En el rubro lector, quien esto escribe tiene mucho que lamentar.
Debo confesar que descubrí tarde los gabinetes mágicos que guardan los libros, y por tarde me refiero a ya superados los 16 años de vida.
Fue cerca de la mayoría de edad que ingresé a una biblioteca por mi cuenta y riesgo, o mejor dicho, sin ser coaccionado por la amenaza de una mala calificación.
He progresado mucho desde entonces. Me refiero a hechos concretos como acudir con frecuencia a estanterías tanto físicas como virtuales y adquirir títulos que me atraen o sentir placer al momento de abrir un volumen. El tiempo que me toma fatigar cada carga letrada ya es otro cantar.
Este rememorar mis inicios lectores fue detonado por la noticia de que John le Carré falleció el 12 de diciembre.

Desde hace dos décadas soy lector del querido David Cornwell (tal era su nombre real).
Mi primer le Carré, oh sí, lo recuerdo perfectamente, fue El Espía que Surgió del Frío, la aciaga de aventura de Alec Leamas tras líneas enemigas.
Encontré esa novela en una librería de viejo y la única razón para comprarlo fue que aquella edición formaba parte de la colección Obras Maestras del Siglo XX.
Mi colección del autor británico abarca poco más que el ciclo de obras donde aparece George Smiley.
Hace dos años adquirí El Legado de los Espías, novela que retomaba la saga 25 años después de su aparente punto final.
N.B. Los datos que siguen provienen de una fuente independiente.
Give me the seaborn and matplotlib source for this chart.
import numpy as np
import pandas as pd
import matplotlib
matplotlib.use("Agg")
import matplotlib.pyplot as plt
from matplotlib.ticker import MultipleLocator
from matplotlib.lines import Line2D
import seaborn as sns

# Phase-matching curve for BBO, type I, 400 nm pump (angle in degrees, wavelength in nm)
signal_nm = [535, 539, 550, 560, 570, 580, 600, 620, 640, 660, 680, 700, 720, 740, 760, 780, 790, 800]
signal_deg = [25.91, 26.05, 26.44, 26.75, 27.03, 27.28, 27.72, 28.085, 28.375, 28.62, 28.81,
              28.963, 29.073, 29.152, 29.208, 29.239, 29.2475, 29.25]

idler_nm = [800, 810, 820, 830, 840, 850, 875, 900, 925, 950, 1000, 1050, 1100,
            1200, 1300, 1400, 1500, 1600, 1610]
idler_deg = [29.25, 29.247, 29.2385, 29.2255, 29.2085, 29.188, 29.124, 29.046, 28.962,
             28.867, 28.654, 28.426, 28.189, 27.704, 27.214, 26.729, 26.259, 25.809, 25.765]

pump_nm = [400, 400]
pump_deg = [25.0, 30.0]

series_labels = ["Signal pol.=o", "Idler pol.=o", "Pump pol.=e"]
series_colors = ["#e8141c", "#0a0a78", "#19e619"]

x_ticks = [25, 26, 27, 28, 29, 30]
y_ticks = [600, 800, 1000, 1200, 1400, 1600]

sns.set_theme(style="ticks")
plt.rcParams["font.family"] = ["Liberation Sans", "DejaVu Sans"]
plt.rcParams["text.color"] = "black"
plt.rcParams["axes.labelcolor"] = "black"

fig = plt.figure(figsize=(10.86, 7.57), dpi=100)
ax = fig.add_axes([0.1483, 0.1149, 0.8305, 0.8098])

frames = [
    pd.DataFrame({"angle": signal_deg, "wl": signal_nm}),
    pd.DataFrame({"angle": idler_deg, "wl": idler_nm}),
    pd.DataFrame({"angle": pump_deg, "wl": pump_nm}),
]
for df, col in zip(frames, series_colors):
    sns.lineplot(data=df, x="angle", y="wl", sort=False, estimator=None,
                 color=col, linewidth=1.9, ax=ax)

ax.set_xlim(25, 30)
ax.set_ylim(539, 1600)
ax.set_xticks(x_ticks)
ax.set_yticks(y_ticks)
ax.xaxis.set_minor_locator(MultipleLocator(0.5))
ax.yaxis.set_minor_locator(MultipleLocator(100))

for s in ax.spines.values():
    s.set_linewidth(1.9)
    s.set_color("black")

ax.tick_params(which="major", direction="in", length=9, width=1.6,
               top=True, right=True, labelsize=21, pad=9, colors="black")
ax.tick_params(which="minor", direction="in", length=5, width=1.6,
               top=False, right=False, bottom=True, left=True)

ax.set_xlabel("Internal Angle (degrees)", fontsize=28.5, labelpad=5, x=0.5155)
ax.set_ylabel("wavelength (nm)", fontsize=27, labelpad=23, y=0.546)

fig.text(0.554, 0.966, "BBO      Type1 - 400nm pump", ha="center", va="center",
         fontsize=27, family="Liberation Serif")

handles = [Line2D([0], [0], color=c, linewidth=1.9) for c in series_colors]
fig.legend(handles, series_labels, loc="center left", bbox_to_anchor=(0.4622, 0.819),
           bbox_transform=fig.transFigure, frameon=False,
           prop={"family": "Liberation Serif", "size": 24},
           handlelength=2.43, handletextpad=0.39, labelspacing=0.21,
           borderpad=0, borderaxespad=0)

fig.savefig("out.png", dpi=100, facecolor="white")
La emoción que sentí al tener ese título en mis manos y al convocar a los espíritus en él guardados fue (y perdone usted, amable lector, la falta de imaginación) inenarrable.
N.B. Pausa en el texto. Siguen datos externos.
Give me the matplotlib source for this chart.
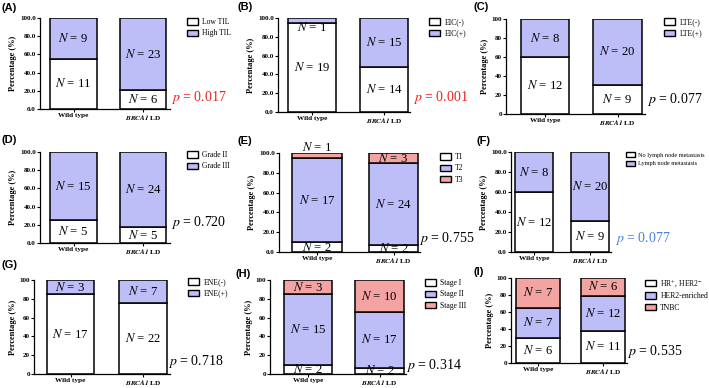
import numpy as np
import matplotlib.pyplot as plt
from matplotlib.patches import Patch

plt.rcParams['font.family'] = 'Liberation Serif'
plt.rcParams['mathtext.fontset'] = 'stix'

W, H = 709, 388

groups = ['Wild type', r'$\mathbfit{BRCA1}$ LD']

# counts, bottom segment first: (wild type, BRCA1 LD)
til_cats = ['Low TIL', 'High TIL']
til_wt = [11, 9]
til_brca = [6, 23]

eic_cats = ['EIC(-)', 'EIC(+)']
eic_wt = [19, 1]
eic_brca = [14, 15]

lte_cats = ['LTE(-)', 'LTE(+)']
lte_wt = [12, 8]
lte_brca = [9, 20]

grade_cats = ['Grade II', 'Grade III']
grade_wt = [5, 15]
grade_brca = [5, 24]

t_cats = ['T1', 'T2', 'T3']
t_wt = [2, 17, 1]
t_brca = [2, 24, 3]

ln_cats = ['No lymph node metastasis', 'Lymph node metastasis']
ln_wt = [12, 8]
ln_brca = [9, 20]

ene_cats = ['ENE(-)', 'ENE(+)']
ene_wt = [17, 3]
ene_brca = [22, 7]

stage_cats = ['Stage I', 'Stage II', 'Stage III']
stage_wt = [2, 15, 3]
stage_brca = [2, 17, 10]

sub_cats = [r'HR$^{+}$, HER2$^{-}$', 'HER2-enriched', 'TNBC']
sub_wt = [6, 7, 7]
sub_brca = [11, 12, 6]

p_values = ['0.017', '0.001', '0.077', '0.720', '0.755', '0.077', '0.718', '0.314', '0.535']
letters = ['(A)', '(B)', '(C)', '(D)', '(E)', '(F)', '(G)', '(H)', '(I)']

colors = ['white', '#BDBDF7', '#F4A3A3']

# pixel geometry: spine x, y0, y100, bar1 l/r, bar2 l/r, axis end
geoms = [
    (40, 109, 18, 50, 97, 120, 166, 170),
    (278, 112, 18, 288, 336, 360, 408, 410),
    (506, 114, 19, 521, 569, 593, 642, 645),
    (40, 243, 152, 50, 97, 120, 166, 170),
    (279, 252, 153, 292, 342, 369, 418, 420),
    (511, 252, 152, 515, 553, 571, 609, 611),
    (34, 374, 280, 47, 94, 119, 167, 170),
    (270, 374, 280, 284, 332, 355, 404, 406),
    (511, 363, 278, 516, 560, 581, 625, 627),
]
letter_pos = [(2, 8), (237, 7), (473, 7), (2, 140), (238, 141), (477, 141), (2, 265), (236, 274), (473, 272)]
legend_pos = [(187, 23), (429, 23), (664, 23), (187, 156), (440, 158), (626, 157), (188, 283), (425, 284), (645, 282)]
legend_size = [5.5, 5.5, 5.5, 5.5, 5.5, 4.5, 5.5, 5.5, 5.5]
p_pos = [(171, 98), (413, 98), (647, 100), (171, 223), (419, 238), (615, 238), (168, 361), (406, 366), (627, 352)]
p_colors = ['#F01E1E', '#F01E1E', 'black', 'black', 'black', '#4A80D8', 'black', 'black', 'black']
decimal_ticks = [True, True, False, True, True, True, False, False, False]
# extra vertical shift (in %) for a few crowded N labels
nudges = {(1, 0, 1): -8, (4, 0, 2): 8}

panels = [
    (til_cats, til_wt, til_brca),
    (eic_cats, eic_wt, eic_brca),
    (lte_cats, lte_wt, lte_brca),
    (grade_cats, grade_wt, grade_brca),
    (t_cats, t_wt, t_brca),
    (ln_cats, ln_wt, ln_brca),
    (ene_cats, ene_wt, ene_brca),
    (stage_cats, stage_wt, stage_brca),
    (sub_cats, sub_wt, sub_brca),
]

fig = plt.figure(figsize=(W / 100, H / 100), dpi=100)

for i, (cats, wt, brca) in enumerate(panels):
    sx, y0, y100, l1, r1, l2, r2, xe = geoms[i]
    c1, c2 = (l1 + r1) / 2, (l2 + r2) / 2
    unit = c2 - c1
    width = ((r1 - l1) + (r2 - l2)) / 2 / unit
    ax = fig.add_axes([sx / W, 1 - y0 / H, (xe - sx) / W, (y0 - y100) / H])
    ax.patch.set_alpha(0)
    ax.set_xlim((sx - c1) / unit, 1 + (xe - c2) / unit)
    ax.set_ylim(0, 100)

    for g, counts in enumerate([wt, brca]):
        counts = np.array(counts)
        pct = counts / counts.sum() * 100
        bottom = 0
        for k in range(len(counts)):
            ax.bar(g, pct[k], width=width, bottom=bottom, color=colors[k],
                   edgecolor='black', linewidth=1.1, zorder=2)
            yl = bottom + pct[k] / 2 + nudges.get((i, g, k), 0)
            ax.text(g, yl, r'$N$ = %d' % counts[k], ha='center', va='center',
                    fontsize=9.2, zorder=3, clip_on=False)
            bottom += pct[k]

    for s in ['top', 'right']:
        ax.spines[s].set_visible(False)
    for s in ['left', 'bottom']:
        ax.spines[s].set_linewidth(0.9)
    yt = np.arange(0, 101, 20)
    if decimal_ticks[i]:
        ylabels = ['%.1f' % v for v in yt]
    else:
        ylabels = ['%d' % v for v in yt]
    ax.set_yticks(yt, labels=ylabels, fontsize=5, fontweight='bold')
    ax.set_xticks([0, 1], labels=groups, fontsize=5.2, fontweight='bold')
    ax.tick_params(axis='both', direction='out', length=2, width=0.8, pad=1)
    ax.set_ylabel('Percentage (%)', fontsize=6, fontweight='bold', labelpad=2)

    handles = [Patch(facecolor=colors[k], edgecolor='black', linewidth=1.0) for k in range(len(cats))]
    lx, ly = legend_pos[i]
    fig.legend(handles, cats, loc='upper left', bbox_to_anchor=(lx / W, 1 - (ly - 5) / H),
               frameon=False, fontsize=legend_size[i], handlelength=1.4, handleheight=0.9,
               handletextpad=0.6, labelspacing=0.45, borderpad=0, borderaxespad=0)

    px, py = p_pos[i]
    fig.text(px / W, 1 - py / H, r'$p$ = ' + p_values[i], fontsize=10,
             color=p_colors[i], ha='left', va='center')

    tx, ty = letter_pos[i]
    fig.text(tx / W, 1 - ty / H, letters[i], fontsize=8, fontweight='bold',
             family='Liberation Sans', ha='left', va='center')

fig.savefig('out.png', dpi=100)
Muchas veces he lamentado no haber tenido a mi alcance, durante los años formativos, relatos de Michael Ende, Roald Dahl, Tove Jansson y más autores que consiguen hacer del lector un adicto a la fantasía.
Del mismo modo, siempre he agradecido que Graham Greene, Georges Simenon y Chesterton, entre otros, lograran seducirme al grado de permitir que un libro me lleve a otro y a otro y a otro…
John le Carré ocupa un lugar especial en esta última relación. No sólo me ayudó a forjar una identidad lectora, también contribuyó a elevar mi perfil profesional.
En sus novelas de espionaje aprendí cosas que me ayudaron a mejorar como periodista, en particular cuando se trata de entrevistar a personajes de cuidado.
El periodismo, como el espionaje, es una casa de espejos.
La verdad que se concibe dentro de ella no es una verdad como tal sino un relato verosímil armado con las piezas (datos, testimonios, evidencias) disponibles.
Mientras el profesional de la información teclea, los esqueletos que le dan su verdadera sustancia a un hecho noticioso yacen bajo tierra, a veces para siempre.